-- Begin --

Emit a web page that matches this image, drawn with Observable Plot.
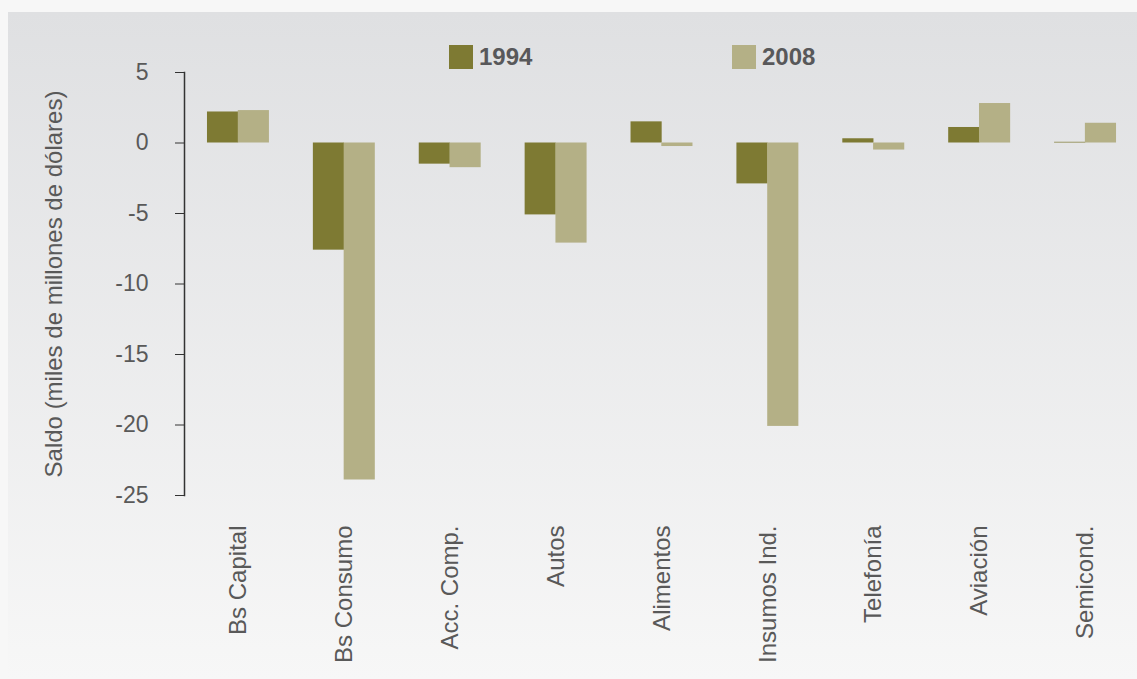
<!DOCTYPE html>
<html>
<head>
<meta charset="utf-8">
<script src="https://cdn.jsdelivr.net/npm/d3@7"></script>
<script src="https://cdn.jsdelivr.net/npm/@observablehq/plot@0.6"></script>
<style>
  html, body { margin: 0; padding: 0; background: #f7f7f7; }
  #wrap { position: relative; width: 1137px; height: 679px; overflow: hidden; font-family: "Liberation Sans", Arial, sans-serif; }
  #panel { position: absolute; left: 8px; top: 12px; right: 0; bottom: 0; background: linear-gradient(#dfe0e2, #f7f7f7); }
  #chart { position: absolute; left: 0; top: 0; }
  #chart svg { background: none; overflow: visible; }
  .leg { position: absolute; top: 43px; display: flex; align-items: center; font-weight: bold; font-size: 24px; color: #58585a; }
  .leg span.sw { display: inline-block; width: 24px; height: 24px; margin-right: 6px; }
</style>
</head>
<body>
<div id="wrap">
  <div id="panel"></div>
  <div id="chart"></div>
  <div id="legend"></div>
</div>
<script>
const categories = ["Bs Capital", "Bs Consumo", "Acc. Comp.", "Autos", "Alimentos", "Insumos Ind.", "Telefonía", "Aviación", "Semicond."];
const values1994 = [2.2, -7.6, -1.5, -5.1, 1.5, -2.9, 0.3, 1.1, 0.05];
const values2008 = [2.3, -23.9, -1.75, -7.1, -0.25, -20.1, -0.5, 2.8, 1.4];
const years = ["1994", "2008"];
const colors = ["#7e7a33", "#b4b086"];
const yTicks = [5, 0, -5, -10, -15, -20, -25];
const yLabel = "Saldo (miles de millones de dólares)";

const d1994 = categories.map((c, i) => ({cat: c, value: values1994[i]}));
const d2008 = categories.map((c, i) => ({cat: c, value: values2008[i]}));

const chart = Plot.plot({
  width: 1137,
  height: 679,
  marginLeft: 184,
  marginRight: -2,
  marginTop: 72,
  marginBottom: 184,
  style: {fontFamily: "'Liberation Sans', Arial, sans-serif", background: "none"},
  x: {domain: categories, paddingInner: 0.415, paddingOuter: 0.217, round: false, axis: null},
  y: {domain: [-25, 5], axis: null},
  marks: [
    Plot.barY(d1994, {x: "cat", y: "value", fill: colors[0], insetRight: 30.8}),
    Plot.barY(d2008, {x: "cat", y: "value", fill: colors[1], insetLeft: 30.8}),
    Plot.axisY({ticks: yTicks, tickSize: 9, tickPadding: 27, fontSize: 23, color: "#595959", stroke: "#333", label: null, tickFormat: d => d < 0 ? "-" + Math.abs(d) : String(d)}),
    Plot.frame({anchor: "left", stroke: "#333", strokeWidth: 1.5}),
    Plot.axisX({tickRotate: -90, tickSize: 0, tickPadding: 30, fontSize: 24, color: "#595959", label: null}),
    Plot.text([yLabel], {frameAnchor: "left", textAnchor: "middle", dx: -130, rotate: -90, fontSize: 24, fill: "#595959"})
  ]
});
document.getElementById("chart").appendChild(chart);

const legend = document.getElementById("legend");
const legX = [449, 732];
years.forEach((y, i) => {
  const d = document.createElement("div");
  d.className = "leg";
  d.style.left = legX[i] + "px";
  d.innerHTML = `<span class="sw" style="background:${colors[i]}"></span>${y}`;
  legend.appendChild(d);
});
</script>
</body>
</html>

-- End --

# [EXERCISE DESCRIPTION]
Look at the listing and set down only the lines from its start through the line with "(miles de millones", word for word and without pictures.

# [REPLY]
Emit a web page that matches this image, drawn with Observable Plot.
<!DOCTYPE html>
<html>
<head>
<meta charset="utf-8">
<script src="https://cdn.jsdelivr.net/npm/d3@7"></script>
<script src="https://cdn.jsdelivr.net/npm/@observablehq/plot@0.6"></script>
<style>
  html, body { margin: 0; padding: 0; background: #f7f7f7; }
  #wrap { position: relative; width: 1137px; height: 679px; overflow: hidden; font-family: "Liberation Sans", Arial, sans-serif; }
  #panel { position: absolute; left: 8px; top: 12px; right: 0; bottom: 0; background: linear-gradient(#dfe0e2, #f7f7f7); }
  #chart { position: absolute; left: 0; top: 0; }
  #chart svg { background: none; overflow: visible; }
  .leg { position: absolute; top: 43px; display: flex; align-items: center; font-weight: bold; font-size: 24px; color: #58585a; }
  .leg span.sw { display: inline-block; width: 24px; height: 24px; margin-right: 6px; }
</style>
</head>
<body>
<div id="wrap">
  <div id="panel"></div>
  <div id="chart"></div>
  <div id="legend"></div>
</div>
<script>
const categories = ["Bs Capital", "Bs Consumo", "Acc. Comp.", "Autos", "Alimentos", "Insumos Ind.", "Telefonía", "Aviación", "Semicond."];
const values1994 = [2.2, -7.6, -1.5, -5.1, 1.5, -2.9, 0.3, 1.1, 0.05];
const values2008 = [2.3, -23.9, -1.75, -7.1, -0.25, -20.1, -0.5, 2.8, 1.4];
const years = ["1994", "2008"];
const colors = ["#7e7a33", "#b4b086"];
const yTicks = [5, 0, -5, -10, -15, -20, -25];
const yLabel = "Saldo (miles de millones de dólares)";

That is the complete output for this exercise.